The researchers argue that transitioning to a unified national scale would make it far easier to pair complementary energy sources, stabilise the grid, and avoid curtailment. This is not a theoretical recommendation. It is a data-driven conclusion based on actual infrastructure mapping.

Why This Matters for the Rest of the World

The immediate reaction from Western observers might be: “China has a different grid structure and political system; this doesn’t apply to us.” That would be a mistake. The core findings have universal implications.

The Global Challenge: Increasing Grid Complexity

Every nation that deploys significant wind and solar faces the same problem: generation variability. The classic solution has been to build more transmission lines – connecting different regions so that power can flow from where it’s sunny or windy to where it’s needed. But transmission infrastructure is expensive, slow to build, and faces regulatory hurdles that can take decades to resolve.

AI-based grid mapping offers a complementary solution. Instead of building new lines (which you still need, eventually), you can optimize how you dispatch and balance existing generation within the current transmission capacity. This is a software fix for a hardware problem, and it can be deployed far faster than concrete and steel.

The Data Challenge: Most Countries Don’t Know Where Their Renewables Are

Here’s the uncomfortable truth for most governments and utilities: they do not have a complete, high-resolution inventory of their own renewable energy infrastructure. They have permitting databases, but those are often incomplete, outdated, or inconsistent across jurisdictions. They have satellite imagery, but they lack the computational pipeline to process it into actionable data.

China’s Nature study demonstrates that the technical barrier to creating such an inventory has now been crossed. The combination of deep learning, sub-metre satellite imagery, and petabyte-scale compute power makes it possible. The question is whether other countries’ grid operators and regulators have the will to invest in similar capabilities.

The Economic Case: Avoiding Curtailment Saves Money

Curtailment is not just an engineering inefficiency; it is a direct economic loss. When a wind farm is forced to shut down because the grid cannot absorb its output, the operator loses revenue. The renewable energy that was generated never reaches a customer, so the capital investment in the turbine or solar panel delivers zero return for that period.

Avoiding curtailment through better coordination has a clear return on investment. The AI mapping framework that China has built is a tool for precisely that coordination. It identifies where and when curtailment occurs, and it allows operators to dispatch generation from complementary assets to minimize waste.

How the AI Model Works (Without Getting Too Technical)

For readers who want to understand the technical engine without a computer science degree, here is the simplified explanation:

  1. Training Data: The model was trained on sub-metre satellite imagery, meaning each pixel corresponds to less than one square meter of ground area. This allows the AI to distinguish solar panels from rooftops, and wind turbines from cell towers.

  2. Object Detection: The deep-learning architecture is designed to recognize specific shapes and patterns. Solar PV facilities appear as rectilinear arrays with characteristic reflectivity. Wind turbines have distinctive blade profiles and shadows.

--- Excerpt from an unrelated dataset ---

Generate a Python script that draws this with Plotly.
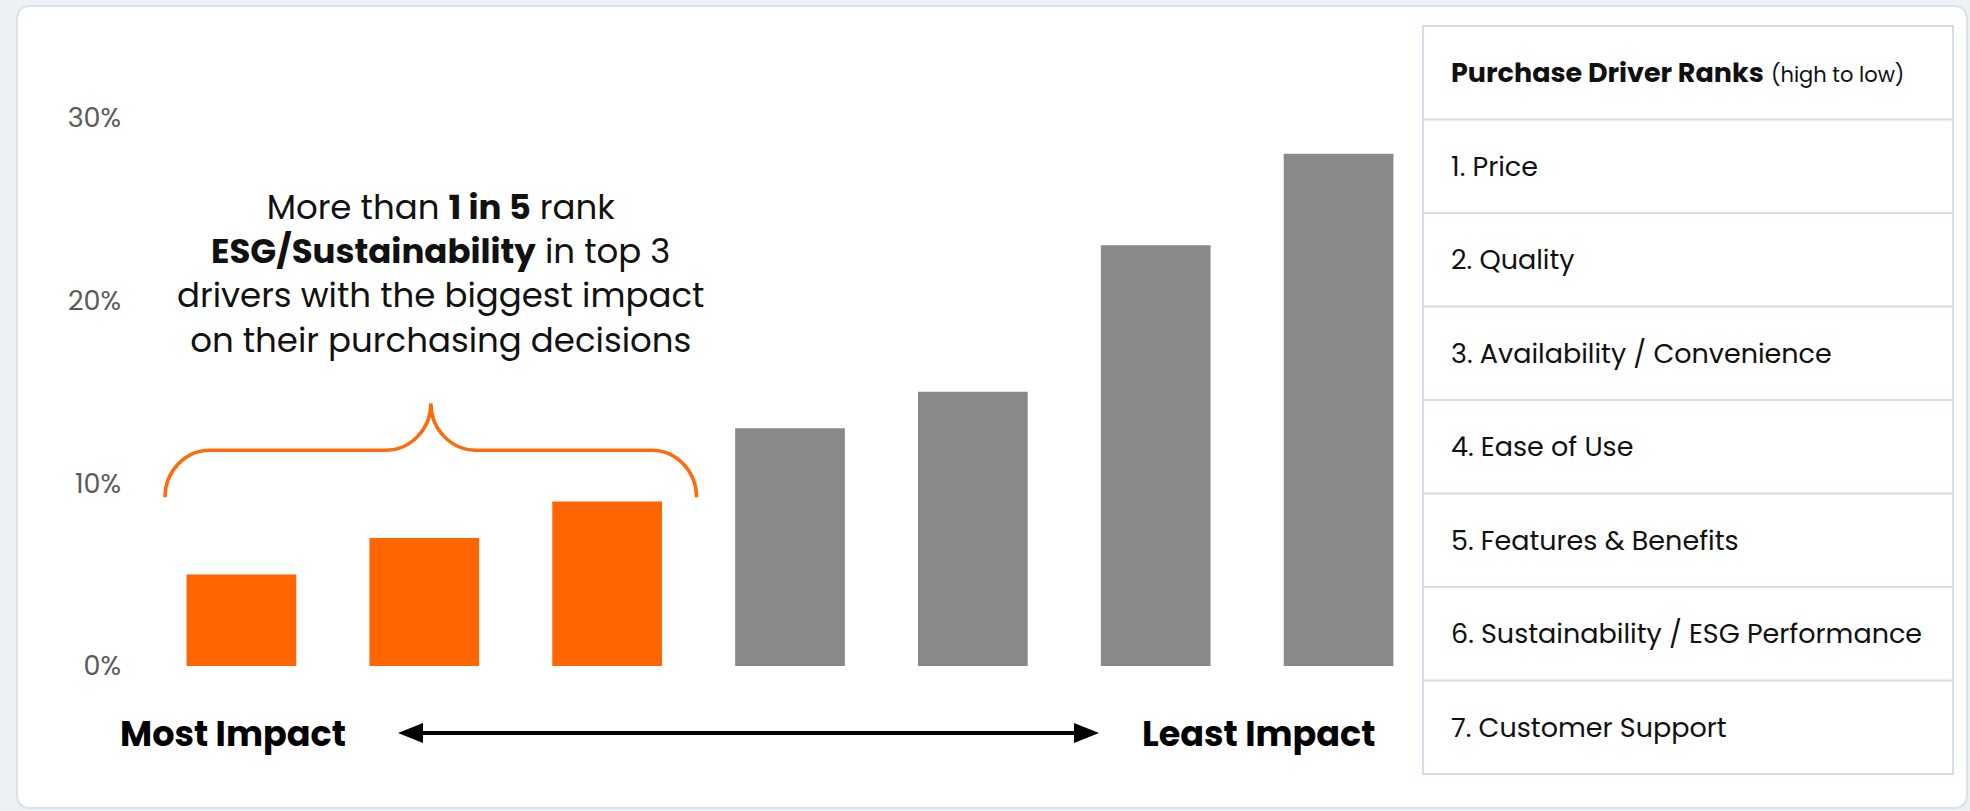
import plotly.graph_objects as go

W, H = 1970, 811
FONT = "Poppins, Inter, sans-serif"

# Share of respondents placing ESG / sustainability at each rank position
rank_positions = [1, 2, 3, 4, 5, 6, 7]
rank_names = ["Rank 1", "Rank 2", "Rank 3", "Rank 4", "Rank 5", "Rank 6", "Rank 7"]
esg_share = [5, 7, 9, 13, 15, 23, 28]
bar_colors = ["#FF6600", "#FF6600", "#FF6600", "#898989", "#898989", "#898989", "#898989"]

y_ticks = [0, 10, 20, 30]
y_tick_labels = ["0%", "10%", "20%", "30%"]

table_header = "<b>Purchase Driver Ranks</b> <span style='font-size:21px'>(high to low)</span>"
drivers = [
    "1. Price",
    "2. Quality",
    "3. Availability / Convenience",
    "4. Ease of Use",
    "5. Features & Benefits",
    "6. Sustainability / ESG Performance",
    "7. Customer Support",
]

callout = ("More than <b>1 in 5</b> rank<br><b>ESG/Sustainability</b> in top 3<br>"
           "drivers with the biggest impact<br>on their purchasing decisions")


def px(x):
    return x / W


def py(y):
    return 1 - y / H


fig = go.Figure()
fig.add_trace(go.Bar(
    x=rank_positions,
    y=esg_share,
    customdata=rank_names,
    marker=dict(color=bar_colors, line=dict(width=0)),
    width=0.6,
    hovertemplate="%{customdata}: %{y}%<extra></extra>",
))

shapes = []

# white card with rounded corners
cx0, cy0, cx1, cy1, r = 17, 6, 1967, 808, 14
card = (f"M {px(cx0 + r)},{py(cy0)} L {px(cx1 - r)},{py(cy0)} "
        f"Q {px(cx1)},{py(cy0)} {px(cx1)},{py(cy0 + r)} L {px(cx1)},{py(cy1 - r)} "
        f"Q {px(cx1)},{py(cy1)} {px(cx1 - r)},{py(cy1)} L {px(cx0 + r)},{py(cy1)} "
        f"Q {px(cx0)},{py(cy1)} {px(cx0)},{py(cy1 - r)} L {px(cx0)},{py(cy0 + r)} "
        f"Q {px(cx0)},{py(cy0)} {px(cx0 + r)},{py(cy0)} Z")
shapes.append(dict(type="path", path=card, xref="paper", yref="paper", layer="below",
                   fillcolor="#ffffff", line=dict(color="#d9e1ea", width=2)))

# curly brace over the three top-rank bars (data units)
bx0, bx1, bmid = 0.582, 3.489, 2.036
by_end, by_bar, by_peak = 9.23, 11.8, 14.37
cw = 0.246  # horizontal extent of each curved segment
k = 0.552
brace = (
    f"M {bx0},{by_end} "
    f"C {bx0},{by_end + k * (by_bar - by_end)} {bx0 + cw - k * cw},{by_bar} {bx0 + cw},{by_bar} "
    f"L {bmid - cw},{by_bar} "
    f"C {bmid - cw + k * cw},{by_bar} {bmid},{by_peak - k * (by_peak - by_bar)} {bmid},{by_peak} "
    f"C {bmid},{by_peak - k * (by_peak - by_bar)} {bmid + cw - k * cw},{by_bar} {bmid + cw},{by_bar} "
    f"L {bx1 - cw},{by_bar} "
    f"C {bx1 - cw + k * cw},{by_bar} {bx1},{by_end + k * (by_bar - by_end)} {bx1},{by_end}"
)
shapes.append(dict(type="path", path=brace, xref="x", yref="y",
                   line=dict(color="#FF6A0D", width=3.5)))

# double-headed impact arrow
ay = 733
ax0, ax1, head_len, head_half = 398, 1099, 25, 10
shapes.append(dict(type="line", xref="paper", yref="paper",
                   x0=px(ax0 + 10), x1=px(ax1 - 10), y0=py(ay), y1=py(ay),
                   line=dict(color="#000000", width=4)))
shapes.append(dict(type="path", xref="paper", yref="paper", fillcolor="#000000",
                   line=dict(width=0),
                   path=f"M {px(ax0)},{py(ay)} L {px(ax0 + head_len)},{py(ay - head_half)} "
                        f"L {px(ax0 + head_len)},{py(ay + head_half)} Z"))
shapes.append(dict(type="path", xref="paper", yref="paper", fillcolor="#000000",
                   line=dict(width=0),
                   path=f"M {px(ax1)},{py(ay)} L {px(ax1 - head_len)},{py(ay - head_half)} "
                        f"L {px(ax1 - head_len)},{py(ay + head_half)} Z"))

# ranking table
tx0, tx1, ty0 = 1423, 1953, 26
row_h = 93.5
rows = [table_header] + drivers
ty1 = ty0 + row_h * len(rows)
shapes.append(dict(type="rect", xref="paper", yref="paper",
                   x0=px(tx0), x1=px(tx1), y0=py(ty0), y1=py(ty1),
                   fillcolor="#ffffff", line=dict(color="#d5dee8", width=2)))
for i in range(1, len(rows)):
    yy = ty0 + i * row_h
    shapes.append(dict(type="line", xref="paper", yref="paper",
                       x0=px(tx0), x1=px(tx1), y0=py(yy), y1=py(yy),
                       line=dict(color="#d5dee8", width=2)))

annotations = []
for i, label in enumerate(rows):
    annotations.append(dict(
        text=label, xref="paper", yref="paper",
        x=px(tx0 + 26), y=py(ty0 + (i + 0.5) * row_h),
        xanchor="left", yanchor="middle", showarrow=False,
        font=dict(family=FONT, size=27, color="#111111"),
    ))

annotations.append(dict(
    text=callout, xref="paper", yref="paper", x=px(440), y=py(273),
    xanchor="center", yanchor="middle", align="center", showarrow=False,
    font=dict(family=FONT, size=34, color="#111111"),
))
annotations.append(dict(
    text="<b>Most Impact</b>", xref="paper", yref="paper", x=px(233), y=py(733),
    xanchor="center", yanchor="middle", showarrow=False,
    font=dict(family=FONT, size=35, color="#000000"),
))
annotations.append(dict(
    text="<b>Least Impact</b>", xref="paper", yref="paper", x=px(1259), y=py(733),
    xanchor="center", yanchor="middle", showarrow=False,
    font=dict(family=FONT, size=35, color="#000000"),
))

fig.update_layout(
    width=W, height=H,
    margin=dict(l=0, r=0, t=0, b=0, autoexpand=False),
    paper_bgcolor="#edf1f5",
    plot_bgcolor="rgba(0,0,0,0)",
    showlegend=False,
    shapes=shapes,
    annotations=annotations,
    xaxis=dict(domain=[px(150), px(1430)], range=[0.5, 7.5], visible=False, fixedrange=True),
    yaxis=dict(domain=[py(666), py(99)], range=[0, 31], tickvals=y_ticks, ticktext=y_tick_labels,
               showgrid=False, zeroline=False, showline=False, ticks="",
               ticklabelstandoff=28, automargin=False,
               tickfont=dict(family=FONT, size=27, color="#5a5a5a"), fixedrange=True),
    font=dict(family=FONT),
)

fig.write_html("out.html")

  3. Scale: Processing 7.56 terabytes of imagery required distributed computing infrastructure. This is not a problem you solve with a laptop; it demands cloud-scale or cluster-scale resources.

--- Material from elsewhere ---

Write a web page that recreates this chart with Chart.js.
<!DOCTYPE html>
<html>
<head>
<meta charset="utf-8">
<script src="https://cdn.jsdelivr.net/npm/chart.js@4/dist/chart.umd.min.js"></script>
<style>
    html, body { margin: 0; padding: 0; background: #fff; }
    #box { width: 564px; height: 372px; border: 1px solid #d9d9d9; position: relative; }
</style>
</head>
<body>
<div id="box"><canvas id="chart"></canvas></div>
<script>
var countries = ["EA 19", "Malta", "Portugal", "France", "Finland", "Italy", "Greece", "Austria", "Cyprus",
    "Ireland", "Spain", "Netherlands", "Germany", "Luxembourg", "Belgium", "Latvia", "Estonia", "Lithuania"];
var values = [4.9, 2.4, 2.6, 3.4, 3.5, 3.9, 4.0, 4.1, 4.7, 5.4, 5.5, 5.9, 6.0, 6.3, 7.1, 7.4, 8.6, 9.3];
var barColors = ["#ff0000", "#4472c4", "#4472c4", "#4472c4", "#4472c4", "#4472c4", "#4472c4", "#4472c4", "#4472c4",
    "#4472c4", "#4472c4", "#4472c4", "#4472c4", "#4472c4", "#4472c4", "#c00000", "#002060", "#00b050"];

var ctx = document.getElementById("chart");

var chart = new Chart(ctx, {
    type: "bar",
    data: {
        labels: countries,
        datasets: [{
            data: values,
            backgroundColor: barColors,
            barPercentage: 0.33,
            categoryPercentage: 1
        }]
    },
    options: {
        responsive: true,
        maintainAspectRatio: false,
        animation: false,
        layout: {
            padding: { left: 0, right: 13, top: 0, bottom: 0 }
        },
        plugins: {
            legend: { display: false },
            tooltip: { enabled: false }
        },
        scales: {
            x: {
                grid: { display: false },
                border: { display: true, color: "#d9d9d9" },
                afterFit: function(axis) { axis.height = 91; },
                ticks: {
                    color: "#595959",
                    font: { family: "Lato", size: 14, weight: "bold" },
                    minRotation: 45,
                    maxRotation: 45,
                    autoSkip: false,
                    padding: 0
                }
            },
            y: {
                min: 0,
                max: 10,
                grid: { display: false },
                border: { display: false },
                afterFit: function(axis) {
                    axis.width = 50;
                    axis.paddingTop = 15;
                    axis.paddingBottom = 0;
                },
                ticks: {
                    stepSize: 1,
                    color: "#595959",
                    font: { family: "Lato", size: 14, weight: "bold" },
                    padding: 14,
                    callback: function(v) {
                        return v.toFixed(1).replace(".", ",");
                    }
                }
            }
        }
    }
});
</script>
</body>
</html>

  4. Validation: The researchers validated their results against known datasets and ground-truth surveys. The accuracy is sufficient for operational grid management, not just academic curiosity.

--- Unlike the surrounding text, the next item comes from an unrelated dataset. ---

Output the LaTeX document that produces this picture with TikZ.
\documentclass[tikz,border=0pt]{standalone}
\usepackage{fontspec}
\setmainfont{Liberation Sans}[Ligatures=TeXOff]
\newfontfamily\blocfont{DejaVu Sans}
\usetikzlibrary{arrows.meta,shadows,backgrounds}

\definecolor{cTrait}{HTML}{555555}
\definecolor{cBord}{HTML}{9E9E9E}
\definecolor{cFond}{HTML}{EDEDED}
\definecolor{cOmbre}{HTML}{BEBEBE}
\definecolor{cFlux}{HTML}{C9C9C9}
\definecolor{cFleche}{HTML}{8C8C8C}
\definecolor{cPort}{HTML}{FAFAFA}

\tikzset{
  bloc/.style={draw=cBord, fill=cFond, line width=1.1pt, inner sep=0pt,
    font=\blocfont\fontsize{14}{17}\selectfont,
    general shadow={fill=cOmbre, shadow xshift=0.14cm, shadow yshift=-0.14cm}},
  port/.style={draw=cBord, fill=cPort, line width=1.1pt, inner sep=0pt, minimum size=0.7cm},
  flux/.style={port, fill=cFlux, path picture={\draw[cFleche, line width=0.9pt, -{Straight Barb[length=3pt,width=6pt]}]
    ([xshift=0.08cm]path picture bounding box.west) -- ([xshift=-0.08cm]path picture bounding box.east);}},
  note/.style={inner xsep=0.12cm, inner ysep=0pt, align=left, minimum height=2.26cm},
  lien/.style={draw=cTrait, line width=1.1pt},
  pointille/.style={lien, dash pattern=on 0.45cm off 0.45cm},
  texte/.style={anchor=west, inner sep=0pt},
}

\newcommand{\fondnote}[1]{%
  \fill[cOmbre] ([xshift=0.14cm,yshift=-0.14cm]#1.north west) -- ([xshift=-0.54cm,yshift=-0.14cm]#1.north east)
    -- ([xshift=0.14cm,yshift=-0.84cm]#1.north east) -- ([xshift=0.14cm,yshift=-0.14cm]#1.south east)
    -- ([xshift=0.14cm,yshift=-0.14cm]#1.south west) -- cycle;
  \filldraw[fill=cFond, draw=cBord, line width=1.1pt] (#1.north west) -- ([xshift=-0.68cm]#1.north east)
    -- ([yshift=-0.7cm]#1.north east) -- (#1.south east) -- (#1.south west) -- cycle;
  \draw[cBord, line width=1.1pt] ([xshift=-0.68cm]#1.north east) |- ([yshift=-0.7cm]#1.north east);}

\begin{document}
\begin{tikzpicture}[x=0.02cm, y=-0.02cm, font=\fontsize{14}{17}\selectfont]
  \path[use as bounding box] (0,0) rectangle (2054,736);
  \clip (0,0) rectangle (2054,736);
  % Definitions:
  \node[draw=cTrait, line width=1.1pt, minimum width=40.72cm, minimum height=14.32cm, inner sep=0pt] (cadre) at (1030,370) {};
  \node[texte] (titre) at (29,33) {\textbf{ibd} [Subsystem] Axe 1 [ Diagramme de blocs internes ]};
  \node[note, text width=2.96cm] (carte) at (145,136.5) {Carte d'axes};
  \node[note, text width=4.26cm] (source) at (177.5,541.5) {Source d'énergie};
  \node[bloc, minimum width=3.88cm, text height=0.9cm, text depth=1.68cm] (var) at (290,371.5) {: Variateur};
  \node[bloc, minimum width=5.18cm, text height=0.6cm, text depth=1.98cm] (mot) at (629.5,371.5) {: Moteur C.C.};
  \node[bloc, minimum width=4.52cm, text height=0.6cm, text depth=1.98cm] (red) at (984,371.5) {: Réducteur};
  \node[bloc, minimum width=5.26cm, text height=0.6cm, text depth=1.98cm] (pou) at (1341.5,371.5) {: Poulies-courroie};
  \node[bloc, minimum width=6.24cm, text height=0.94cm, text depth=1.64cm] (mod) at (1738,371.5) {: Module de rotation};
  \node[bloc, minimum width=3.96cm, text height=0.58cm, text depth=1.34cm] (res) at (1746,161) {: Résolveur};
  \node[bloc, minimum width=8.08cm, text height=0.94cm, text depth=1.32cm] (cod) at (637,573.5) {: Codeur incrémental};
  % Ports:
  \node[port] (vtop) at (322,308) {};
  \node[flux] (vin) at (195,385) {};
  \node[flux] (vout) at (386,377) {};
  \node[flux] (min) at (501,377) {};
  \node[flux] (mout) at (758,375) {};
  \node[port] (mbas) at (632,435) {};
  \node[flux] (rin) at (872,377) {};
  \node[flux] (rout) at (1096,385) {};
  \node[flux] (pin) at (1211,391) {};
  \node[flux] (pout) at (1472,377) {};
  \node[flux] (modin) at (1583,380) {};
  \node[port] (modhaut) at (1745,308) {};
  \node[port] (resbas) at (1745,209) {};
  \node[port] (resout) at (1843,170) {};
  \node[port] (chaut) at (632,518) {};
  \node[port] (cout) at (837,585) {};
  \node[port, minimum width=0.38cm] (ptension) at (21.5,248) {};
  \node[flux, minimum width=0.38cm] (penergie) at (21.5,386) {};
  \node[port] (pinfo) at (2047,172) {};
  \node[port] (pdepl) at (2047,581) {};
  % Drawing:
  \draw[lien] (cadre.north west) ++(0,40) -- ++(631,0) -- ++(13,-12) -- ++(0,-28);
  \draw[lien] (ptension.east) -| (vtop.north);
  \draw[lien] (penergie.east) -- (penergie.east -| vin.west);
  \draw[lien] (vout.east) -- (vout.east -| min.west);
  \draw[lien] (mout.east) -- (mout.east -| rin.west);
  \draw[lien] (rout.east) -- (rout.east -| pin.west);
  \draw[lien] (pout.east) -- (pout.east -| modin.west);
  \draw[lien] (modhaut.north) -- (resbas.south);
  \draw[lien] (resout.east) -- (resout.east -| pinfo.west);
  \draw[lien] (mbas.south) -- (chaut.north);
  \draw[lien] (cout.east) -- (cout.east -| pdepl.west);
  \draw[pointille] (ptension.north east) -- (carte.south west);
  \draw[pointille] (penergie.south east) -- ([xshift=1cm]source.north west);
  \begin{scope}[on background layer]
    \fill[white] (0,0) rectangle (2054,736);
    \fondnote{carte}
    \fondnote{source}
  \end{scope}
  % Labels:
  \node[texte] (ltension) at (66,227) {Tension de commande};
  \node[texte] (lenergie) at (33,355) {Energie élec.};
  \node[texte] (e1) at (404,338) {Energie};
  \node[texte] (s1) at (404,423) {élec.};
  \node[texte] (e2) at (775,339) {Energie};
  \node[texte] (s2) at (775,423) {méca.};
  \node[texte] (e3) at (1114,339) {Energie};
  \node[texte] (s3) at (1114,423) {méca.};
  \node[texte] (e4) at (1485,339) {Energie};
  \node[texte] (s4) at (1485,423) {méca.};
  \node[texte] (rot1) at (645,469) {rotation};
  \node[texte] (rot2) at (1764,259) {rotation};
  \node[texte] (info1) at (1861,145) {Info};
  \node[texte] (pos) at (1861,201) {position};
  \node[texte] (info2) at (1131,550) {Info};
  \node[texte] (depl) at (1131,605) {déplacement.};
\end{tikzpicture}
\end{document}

The Broader Implications: AI for Energy, Not Against It

There is a widespread narrative that AI is an enemy of the energy transition because data centers consume so much power. This study offers a counter-narrative: AI is a critical tool for managing the renewable energy grid that will power the data centers themselves.

The IEA’s projection of 1,000 TWh of data center consumption by 2030 sounds alarming until you consider that China alone has identified nearly 300,000 solar facilities and 90,000 wind turbines. With AI-driven coordination, that generation capacity can be dispatched far more efficiently than it is today. The energy that AI consumes can be partly offset by the energy that AI helps to harvest.

What Comes Next

The Peking University-DAMO study is a proof of concept, not a final product. The next steps are clear:

  • Operational deployment: Integrating this mapping into China’s actual grid dispatch systems, which would require coordination with the State Grid and China Southern Power Grid.
  • Global replication: Similar studies in the EU, US, India, and other major renewable markets. Each region would need to train its own model on its own satellite data and grid topology.
  • Real-time updating: The current inventory is a snapshot. A live system would need to update as new facilities are built and existing ones are decommissioned.

The technology exists. The data exists. The remaining barrier is institutional: grid operators and regulators must be willing to adopt AI-based tools for coordination, and that often requires a cultural shift as much as a technical one.

The Takeaway for Business Leaders

If you are a tech executive, renewable energy investor, or corporate sustainability officer, here is what you should take from this news:

  • Grid coordination is the next bottleneck. Renewable generation capacity is scaling rapidly. The ability to coordinate it efficiently – not just build more of it – will determine whether net-zero targets are met.
  • AI is the tool to solve it. The same deep-learning techniques that power language models and recommendation engines can solve grid optimization problems at national scale.
  • China has moved first. This is one of those moments where a Chinese research consortium publishes something that fundamentally changes the conversation. The rest of the world needs to catch up or risk falling behind on grid efficiency.

The energy transition is not just about solar panels and wind turbines. It is about the intelligence that connects them. China just showed the world what that intelligence looks like when applied at full national scale. The rest of us should be paying close attention – and building our own versions.